Trois danseurs, une danseuse, dans la Cour des Invalides. Où il sera question de la ville, des chemins qu’on y cherche, qu’on n’y trouve pas forcément – mais, comme on peut le lire ailleurs (dans l’exposition Morceaux Exquis, par exemple), n’est-ce pas parce qu’on a toujours les yeux fixés sur ce qu’on cherche et non sur ce qu’on trouve ?

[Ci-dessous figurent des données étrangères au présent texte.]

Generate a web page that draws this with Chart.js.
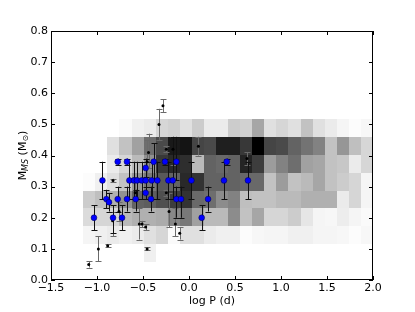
<!DOCTYPE html>
<html>
<head>
<meta charset="utf-8">
<script src="https://cdn.jsdelivr.net/npm/chart.js@4.4.0/dist/chart.umd.min.js"></script>
<style>
  html, body { margin: 0; padding: 0; background: #fff; }
  #wrap { width: 415px; height: 312px; }
</style>
</head>
<body>
<div id="wrap"><canvas id="chart" width="415" height="312"></canvas></div>
<script>
// --- DATA ---
// blue points (with black error bars)
const blueLogP = [-1.033, -0.941, -0.898, -0.87, -0.826, -0.775, -0.775, -0.728, -0.674, -0.674, -0.648, -0.598, -0.579, -0.565, -0.514, -0.471, -0.471, -0.471, -0.413, -0.405, -0.384, -0.344, -0.261, -0.224, -0.177, -0.137, -0.137, -0.087, 0.026, 0.138, 0.207, 0.38, 0.41, 0.641];
const blueMass = [0.20, 0.32, 0.26, 0.25, 0.20, 0.38, 0.26, 0.20, 0.38, 0.26, 0.32, 0.32, 0.26, 0.32, 0.32, 0.36, 0.32, 0.28, 0.26, 0.32, 0.38, 0.32, 0.38, 0.32, 0.32, 0.38, 0.26, 0.26, 0.32, 0.20, 0.26, 0.32, 0.38, 0.32];
const blueLo   = [0.16, 0.26, 0.23, 0.22, 0.15, 0.37, 0.22, 0.16, 0.37, 0.22, 0.26, 0.26, 0.22, 0.26, 0.26, 0.33, 0.26, 0.26, 0.22, 0.26, 0.32, 0.26, 0.37, 0.26, 0.26, 0.32, 0.20, 0.20, 0.26, 0.16, 0.22, 0.26, 0.37, 0.26];
const blueHi   = [0.24, 0.38, 0.29, 0.28, 0.24, 0.39, 0.30, 0.24, 0.39, 0.30, 0.38, 0.38, 0.29, 0.38, 0.38, 0.39, 0.38, 0.30, 0.30, 0.38, 0.44, 0.38, 0.39, 0.38, 0.46, 0.46, 0.30, 0.30, 0.38, 0.24, 0.30, 0.38, 0.39, 0.38];

// small black points (with grey error bars)
const blackLogP = [-1.09, -0.985, -0.884, -0.826, -0.83, -0.761, -0.585, -0.54, -0.51, -0.471, -0.455, -0.44, -0.455, -0.326, -0.283, -0.246, -0.246, -0.217, -0.174, -0.148, -0.101, 0.102, 0.63];
const blackMass = [0.05, 0.10, 0.11, 0.32, 0.19, 0.22, 0.28, 0.18, 0.18, 0.17, 0.10, 0.41, 0.38, 0.50, 0.56, 0.42, 0.28, 0.22, 0.42, 0.18, 0.15, 0.43, 0.39];
const blackLo   = [0.04, 0.06, 0.105, 0.315, 0.14, 0.19, 0.23, 0.13, 0.17, 0.16, 0.095, 0.36, 0.33, 0.45, 0.54, 0.41, 0.27, 0.17, 0.37, 0.14, 0.13, 0.40, 0.37];
const blackHi   = [0.06, 0.14, 0.115, 0.325, 0.22, 0.25, 0.33, 0.23, 0.19, 0.18, 0.105, 0.47, 0.45, 0.55, 0.58, 0.43, 0.29, 0.28, 0.46, 0.23, 0.17, 0.46, 0.41];

// 2D histogram (density 0..1), bin edges
const logPEdges = [-1.15, -1.019, -0.888, -0.756, -0.625, -0.494, -0.363, -0.231, -0.10, 0.031, 0.163, 0.294, 0.425, 0.556, 0.688, 0.819, 0.95, 1.081, 1.213, 1.344, 1.475, 1.606, 1.738, 1.869, 2.0];
const massEdges = [0.0575, 0.115, 0.1725, 0.23, 0.2875, 0.345, 0.4025, 0.46, 0.5175];
const histRow0 = [0, 0, 0, 0, 0, 0.06, 0, 0, 0, 0, 0, 0, 0, 0, 0, 0, 0, 0, 0, 0, 0, 0, 0, 0];
const histRow1 = [0.04, 0.06, 0.08, 0.06, 0.08, 0.12, 0.16, 0.02, 0.12, 0.12, 0.08, 0.06, 0.06, 0.01, 0.03, 0.04, 0.04, 0.06, 0.06, 0.04, 0.04, 0.03, 0.01, 0.03];
const histRow2 = [0.14, 0.16, 0.16, 0.27, 0.31, 0.31, 0.33, 0.47, 0.53, 0.37, 0.27, 0.27, 0.45, 0.24, 0.35, 0.16, 0.16, 0.20, 0.10, 0.04, 0.03, 0.07, 0.04, 0.02];
const histRow3 = [0.20, 0.25, 0.31, 0.43, 0.61, 0.63, 0.69, 0.76, 0.80, 0.59, 0.57, 0.45, 0.49, 0.25, 0.24, 0.24, 0.27, 0.27, 0.31, 0.31, 0.31, 0.08, 0.16, 0.04];
const histRow4 = [0.01, 0.06, 0.12, 0.24, 0.41, 0.53, 0.65, 0.61, 0.84, 0.80, 0.61, 0.61, 0.61, 0.59, 0.59, 0.24, 0.39, 0.24, 0.27, 0.35, 0.24, 0.20, 0.16, 0.04];
const histRow5 = [0, 0, 0.08, 0.16, 0.27, 0.43, 0.78, 0.84, 0.82, 0.27, 0.61, 0.59, 0.61, 0.86, 0.76, 0.39, 0.49, 0.57, 0.37, 0.35, 0.24, 0.22, 0.08, 0.16];
const histRow6 = [0, 0, 0.12, 0.24, 0.37, 0.57, 0.71, 0.90, 0.92, 0.73, 0.71, 0.88, 0.88, 0.78, 1.0, 0.73, 0.71, 0.61, 0.55, 0.49, 0.24, 0.41, 0.25, 0.16];
const histRow7 = [0, 0, 0, 0.02, 0.06, 0.08, 0.16, 0.18, 0.12, 0.20, 0.08, 0.08, 0.20, 0.18, 0.35, 0.12, 0.16, 0.12, 0.24, 0.12, 0.08, 0.04, 0.01, 0.03];
const histRows = [histRow0, histRow1, histRow2, histRow3, histRow4, histRow5, histRow6, histRow7];

const xTickLabels = ['\u22121.5', '\u22121.0', '\u22120.5', '0.0', '0.5', '1.0', '1.5', '2.0'];
const yTickLabels = ['0.0', '0.1', '0.2', '0.3', '0.4', '0.5', '0.6', '0.7', '0.8'];

const FONT = 'DejaVu Sans';

// --- DRAWING HELPERS ---
function drawErrBars(ctx, x, y, xs, lo, hi, color) {
    ctx.strokeStyle = color;
    ctx.lineWidth = 1;
    xs.forEach((v, i) => {
        const px = Math.round(x.getPixelForValue(v)) + 0.5;
        const p0 = y.getPixelForValue(lo[i]), p1 = y.getPixelForValue(hi[i]);
        ctx.beginPath();
        ctx.moveTo(px, p0); ctx.lineTo(px, p1);
        ctx.moveTo(px - 3, Math.round(p0) + 0.5); ctx.lineTo(px + 3, Math.round(p0) + 0.5);
        ctx.moveTo(px - 3, Math.round(p1) + 0.5); ctx.lineTo(px + 3, Math.round(p1) + 0.5);
        ctx.stroke();
    });
}

const histPlugin = {
    id: 'hist',
    beforeDatasetsDraw(chart) {
        const { ctx, chartArea: a, scales: { x, y } } = chart;
        ctx.save();
        ctx.beginPath(); ctx.rect(a.left, a.top, a.right - a.left, a.bottom - a.top); ctx.clip();
        histRows.forEach((row, j) => row.forEach((d, i) => {
            if (d <= 0) return;
            const x0 = Math.round(x.getPixelForValue(logPEdges[i])), x1 = Math.round(x.getPixelForValue(logPEdges[i + 1]));
            const y0 = Math.round(y.getPixelForValue(massEdges[j + 1])), y1 = Math.round(y.getPixelForValue(massEdges[j]));
            const g = Math.round(255 * (1 - d));
            ctx.fillStyle = `rgb(${g},${g},${g})`;
            ctx.fillRect(x0, y0, x1 - x0, y1 - y0);
        }));
        drawErrBars(ctx, x, y, blackLogP, blackLo, blackHi, '#6a6a6a');
        drawErrBars(ctx, x, y, blueLogP, blueLo, blueHi, '#111');
        ctx.restore();
    },
    afterDraw(chart) {
        const { ctx, chartArea: a, scales: { x, y } } = chart;
        ctx.save();
        ctx.strokeStyle = '#000';
        ctx.lineWidth = 1;
        ctx.strokeRect(a.left + 0.5, a.top + 0.5, a.right - a.left - 1, a.bottom - a.top - 1);
        ctx.beginPath();
        x.ticks.forEach(t => {
            const px = Math.round(x.getPixelForValue(t.value)) + 0.5;
            ctx.moveTo(px, a.bottom); ctx.lineTo(px, a.bottom - 4);
            ctx.moveTo(px, a.top); ctx.lineTo(px, a.top + 4);
        });
        y.ticks.forEach(t => {
            const py = Math.round(y.getPixelForValue(t.value)) + 0.5;
            ctx.moveTo(a.left, py); ctx.lineTo(a.left + 4, py);
            ctx.moveTo(a.right, py); ctx.lineTo(a.right - 4, py);
        });
        ctx.stroke();
        // y title with subscripts: M_MS (M_sun)
        const parts = [
            { t: 'M', f: `11px "${FONT}"`, dy: 0 },
            { t: 'MS', f: `italic 8px "${FONT}"`, dy: 3 },
            { t: ' (M', f: `11px "${FONT}"`, dy: 0 },
            { t: '\u2299', f: `8px "${FONT}"`, dy: 3 },
            { t: ')', f: `11px "${FONT}"`, dy: 0 }
        ];
        let w = 0;
        parts.forEach(p => { ctx.font = p.f; p.w = ctx.measureText(p.t).width; w += p.w; });
        ctx.translate(23, (a.top + a.bottom) / 2);
        ctx.rotate(-Math.PI / 2);
        ctx.fillStyle = '#000';
        ctx.textBaseline = 'middle';
        let cx = -w / 2;
        parts.forEach(p => { ctx.font = p.f; ctx.fillText(p.t, cx, p.dy); cx += p.w; });
        ctx.restore();
    }
};

new Chart(document.getElementById('chart'), {
    type: 'scatter',
    data: {
        datasets: [
            {
                label: 'blue',
                data: blueLogP.map((v, i) => ({ x: v, y: blueMass[i] })),
                pointRadius: 2.9,
                pointBackgroundColor: '#0000ff',
                pointBorderColor: '#000040',
                pointBorderWidth: 0.5
            },
            {
                label: 'black',
                data: blackLogP.map((v, i) => ({ x: v, y: blackMass[i] })),
                pointRadius: 1.5,
                pointBackgroundColor: '#000',
                pointBorderColor: '#000',
                pointBorderWidth: 0
            }
        ]
    },
    options: {
        responsive: false,
        animation: false,
        devicePixelRatio: 1,
        layout: { padding: { left: 0, right: 42, top: 31, bottom: 0 } },
        plugins: { legend: { display: false }, tooltip: { enabled: false } },
        scales: {
            x: {
                type: 'linear', min: -1.5, max: 2.0,
                afterFit: s => { s.height = 32; },
                grid: { display: false, drawTicks: false },
                border: { display: false },
                ticks: {
                    stepSize: 0.5, padding: 2, color: '#000', maxRotation: 0,
                    font: { family: FONT, size: 11 },
                    callback: (v) => xTickLabels[Math.round((v + 1.5) / 0.5)]
                },
                title: { display: true, text: 'log P (d)', color: '#000', font: { family: FONT, size: 11 }, padding: { top: 0, bottom: 4 } }
            },
            y: {
                type: 'linear', min: 0, max: 0.8,
                afterFit: s => { s.width = 51; },
                grid: { display: false, drawTicks: false },
                border: { display: false },
                ticks: {
                    stepSize: 0.1, padding: 3, color: '#000',
                    font: { family: FONT, size: 11 },
                    callback: (v) => yTickLabels[Math.round(v / 0.1)]
                }
            }
        }
    },
    plugins: [histPlugin]
});
</script>
</body>
</html>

Les danseurs luttent avec des barrières Vauban. Vauban a son mausolée aux Invalides. Le message du spectacle, s’il en est un, prend donc ici de multiples dimensions. Il s’agit, d'abord, de ces obstacles qui gênent notre marche dans la ville, qui la gênent mais l’orientent aussi. Il s’agit aussi des obstacles symboliques, historiques, nombreux, qui font notre existence sociale.
Henri Michaux écrit, dans son recueil Epreuves exorcismes : « Je m’appuie sur les coups que l’on me porte ». Et les barrières, d’obstacles, deviennent limites à franchir, de celles sur lesquelles on peut prendre appui pour atteindre le ciel, mais y a-t-il quelqu’un là-haut ? La question lancée par un danseur me rappelle ces vers de Jehan Rictus :
Mais ! gn’a donc pus rien dans le ciel !
Sûr ! gn’a pus rien ! Quelle infortune !
(J’suis mêm’ pas sûr qu’y ait cor la Lune.)
Sûr ! gn’a pus rien, mêm’ que peut-être
Y gna jamais, jamais rien eu…
Un siècle plus tard, mêmes questions. Les hommes et les femmes y répondent-ils de la même façon ? Rictus est seul et soliloque. Les danseurs sont plusieurs. Certes, ils semblent indifférents aux mouvements de la femme ; certes, ils emprisonnent l’un d’entre eux, peut-être parce qu’il est d’une autre couleur de peau, et vont même jusqu’à l’expulser de leur espace. Mais leur façon de s’enfermer chacun chez soi ne résout aucune de leurs questions : pourquoi ? comment ? Elle ne les mène qu’à vouloir empiéter sur le territoire de l’autre.
Il faut en passer par la folie, peut-être. Car il faut être fou pour vouloir se libérer, non ? Et tenter de recommencer, autrement, le chemin de la communauté humaine.
J'ai vu ce spectacle dans le cadre de Paris Quartier d'Eté.